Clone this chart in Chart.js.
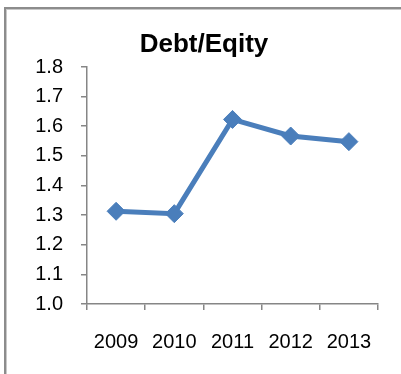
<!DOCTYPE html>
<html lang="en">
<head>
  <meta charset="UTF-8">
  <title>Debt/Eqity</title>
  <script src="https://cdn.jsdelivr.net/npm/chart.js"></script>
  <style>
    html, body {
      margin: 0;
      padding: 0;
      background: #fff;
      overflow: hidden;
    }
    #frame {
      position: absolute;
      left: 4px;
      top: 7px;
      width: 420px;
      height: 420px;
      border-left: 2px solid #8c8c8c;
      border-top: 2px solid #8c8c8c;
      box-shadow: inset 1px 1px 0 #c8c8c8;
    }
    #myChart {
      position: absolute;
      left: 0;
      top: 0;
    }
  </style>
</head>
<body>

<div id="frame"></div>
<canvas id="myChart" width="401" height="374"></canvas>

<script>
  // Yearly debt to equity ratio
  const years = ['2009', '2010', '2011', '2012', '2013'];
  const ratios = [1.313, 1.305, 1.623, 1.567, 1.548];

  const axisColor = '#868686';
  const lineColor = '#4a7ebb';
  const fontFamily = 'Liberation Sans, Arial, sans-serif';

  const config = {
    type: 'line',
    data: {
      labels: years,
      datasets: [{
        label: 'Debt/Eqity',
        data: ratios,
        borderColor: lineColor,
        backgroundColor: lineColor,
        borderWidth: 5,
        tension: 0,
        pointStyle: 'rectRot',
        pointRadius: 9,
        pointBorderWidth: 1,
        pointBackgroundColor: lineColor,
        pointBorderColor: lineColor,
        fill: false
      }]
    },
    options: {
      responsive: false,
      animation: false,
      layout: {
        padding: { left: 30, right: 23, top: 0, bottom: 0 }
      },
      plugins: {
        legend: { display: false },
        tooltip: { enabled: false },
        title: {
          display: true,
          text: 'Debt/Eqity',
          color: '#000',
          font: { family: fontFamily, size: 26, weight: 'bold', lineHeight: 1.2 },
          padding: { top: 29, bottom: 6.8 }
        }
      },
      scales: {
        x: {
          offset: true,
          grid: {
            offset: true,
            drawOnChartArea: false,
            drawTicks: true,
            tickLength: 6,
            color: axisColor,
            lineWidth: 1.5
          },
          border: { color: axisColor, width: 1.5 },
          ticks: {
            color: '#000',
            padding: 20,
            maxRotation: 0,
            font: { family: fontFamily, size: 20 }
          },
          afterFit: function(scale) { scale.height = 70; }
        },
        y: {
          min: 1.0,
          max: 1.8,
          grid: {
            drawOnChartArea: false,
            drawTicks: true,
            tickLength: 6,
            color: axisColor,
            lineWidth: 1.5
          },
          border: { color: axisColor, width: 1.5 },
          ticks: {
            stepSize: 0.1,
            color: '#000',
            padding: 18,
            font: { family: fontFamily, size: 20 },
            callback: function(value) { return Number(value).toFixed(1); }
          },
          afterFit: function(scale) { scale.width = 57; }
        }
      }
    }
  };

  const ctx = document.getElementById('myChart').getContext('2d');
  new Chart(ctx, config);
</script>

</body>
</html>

...

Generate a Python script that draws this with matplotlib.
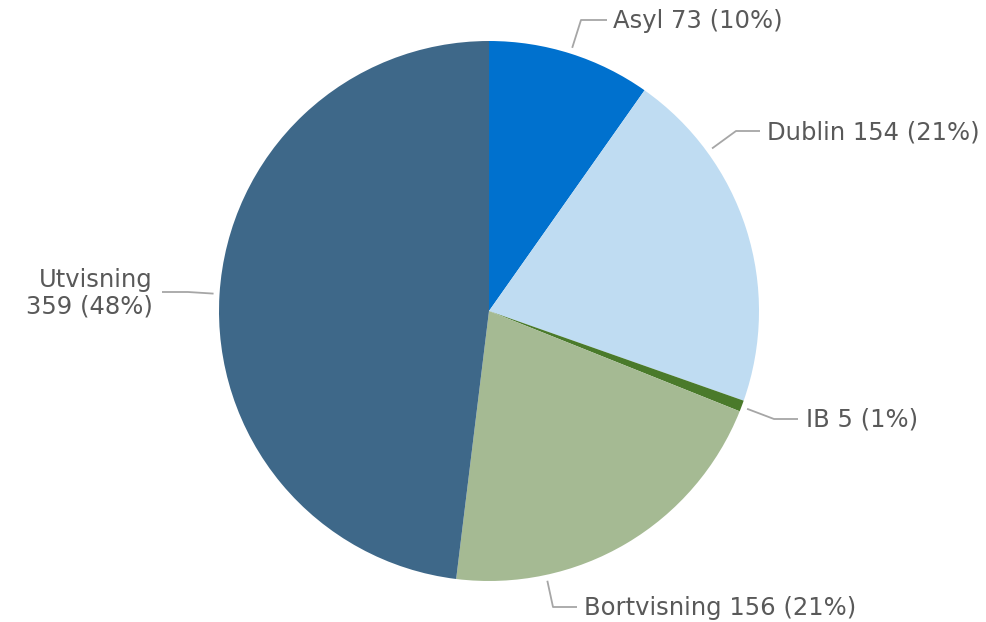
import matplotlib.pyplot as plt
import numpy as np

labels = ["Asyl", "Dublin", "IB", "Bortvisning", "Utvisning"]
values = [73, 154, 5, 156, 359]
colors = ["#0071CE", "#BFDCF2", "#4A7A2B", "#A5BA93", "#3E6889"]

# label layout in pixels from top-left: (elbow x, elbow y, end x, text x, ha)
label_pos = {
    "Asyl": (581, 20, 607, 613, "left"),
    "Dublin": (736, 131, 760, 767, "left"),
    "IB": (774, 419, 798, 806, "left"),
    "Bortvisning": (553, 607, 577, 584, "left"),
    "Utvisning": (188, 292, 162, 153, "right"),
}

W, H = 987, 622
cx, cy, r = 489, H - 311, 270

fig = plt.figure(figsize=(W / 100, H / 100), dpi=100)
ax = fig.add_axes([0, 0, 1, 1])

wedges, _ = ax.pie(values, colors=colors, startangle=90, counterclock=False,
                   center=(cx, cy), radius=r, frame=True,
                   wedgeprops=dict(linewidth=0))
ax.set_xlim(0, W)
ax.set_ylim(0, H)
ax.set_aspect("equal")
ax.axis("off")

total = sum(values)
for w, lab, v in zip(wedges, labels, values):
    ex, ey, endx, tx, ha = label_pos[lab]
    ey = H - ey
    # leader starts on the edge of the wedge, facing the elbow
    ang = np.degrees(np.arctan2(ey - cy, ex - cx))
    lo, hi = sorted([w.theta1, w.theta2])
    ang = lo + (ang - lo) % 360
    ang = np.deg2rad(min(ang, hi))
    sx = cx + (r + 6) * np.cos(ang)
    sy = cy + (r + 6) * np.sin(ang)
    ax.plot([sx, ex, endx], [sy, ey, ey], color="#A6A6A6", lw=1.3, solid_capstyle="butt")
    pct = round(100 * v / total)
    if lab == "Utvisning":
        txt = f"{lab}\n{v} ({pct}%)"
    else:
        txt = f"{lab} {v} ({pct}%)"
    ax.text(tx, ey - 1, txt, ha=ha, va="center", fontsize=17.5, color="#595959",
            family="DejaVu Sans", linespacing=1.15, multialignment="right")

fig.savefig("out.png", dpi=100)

...

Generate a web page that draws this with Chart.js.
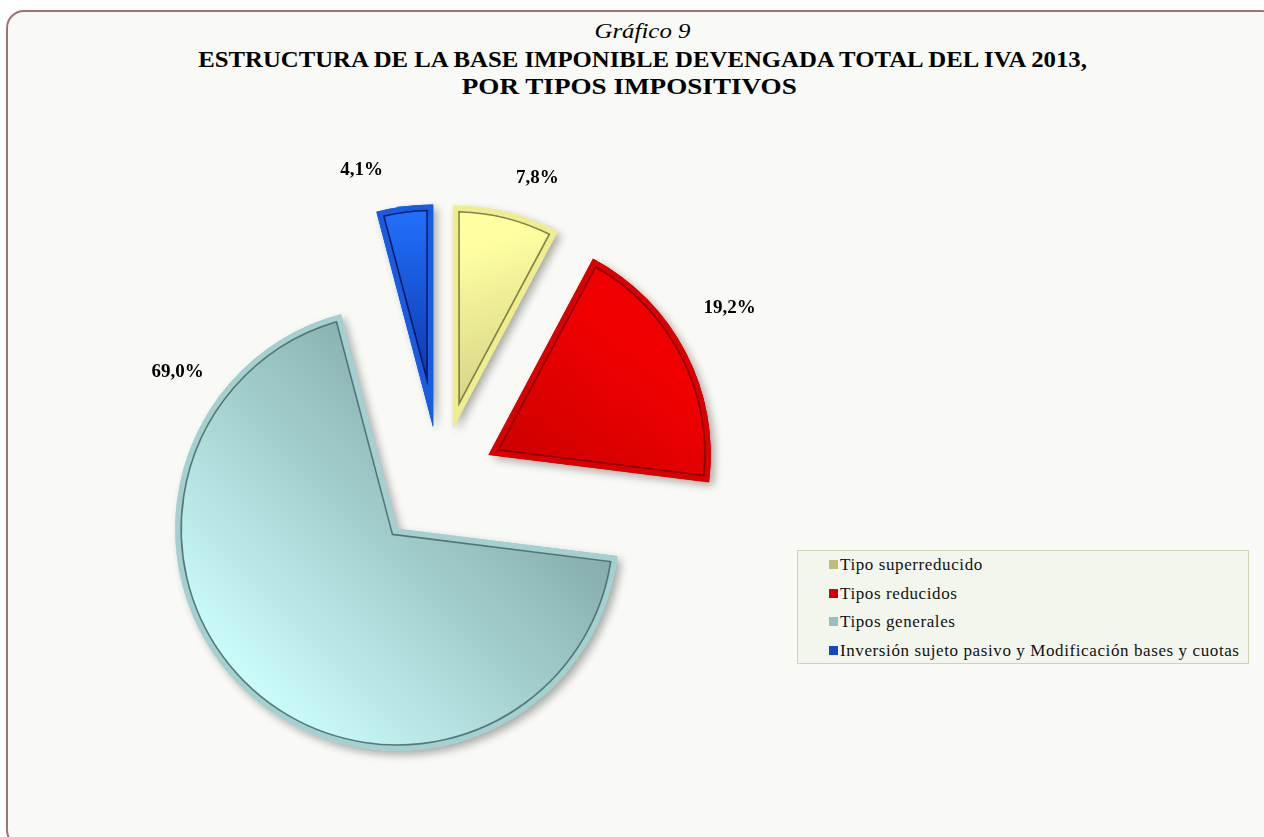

__What to do__. Return the material from the line containing "Clone this chart in Chart.js." through the line containing "const fontFamily = 'Liberation", exactly and in full, but without its pictures.

__Output of the exercise__.
Clone this chart in Chart.js.
<!DOCTYPE html>
<html lang="en">
<head>
  <meta charset="UTF-8">
  <title>Debt/Eqity</title>
  <script src="https://cdn.jsdelivr.net/npm/chart.js"></script>
  <style>
    html, body {
      margin: 0;
      padding: 0;
      background: #fff;
      overflow: hidden;
    }
    #frame {
      position: absolute;
      left: 4px;
      top: 7px;
      width: 420px;
      height: 420px;
      border-left: 2px solid #8c8c8c;
      border-top: 2px solid #8c8c8c;
      box-shadow: inset 1px 1px 0 #c8c8c8;
    }
    #myChart {
      position: absolute;
      left: 0;
      top: 0;
    }
  </style>
</head>
<body>

<div id="frame"></div>
<canvas id="myChart" width="401" height="374"></canvas>

<script>
  // Yearly debt to equity ratio
  const years = ['2009', '2010', '2011', '2012', '2013'];
  const ratios = [1.313, 1.305, 1.623, 1.567, 1.548];

  const axisColor = '#868686';
  const lineColor = '#4a7ebb';
  const fontFamily = 'Liberation Sans, Arial, sans-serif';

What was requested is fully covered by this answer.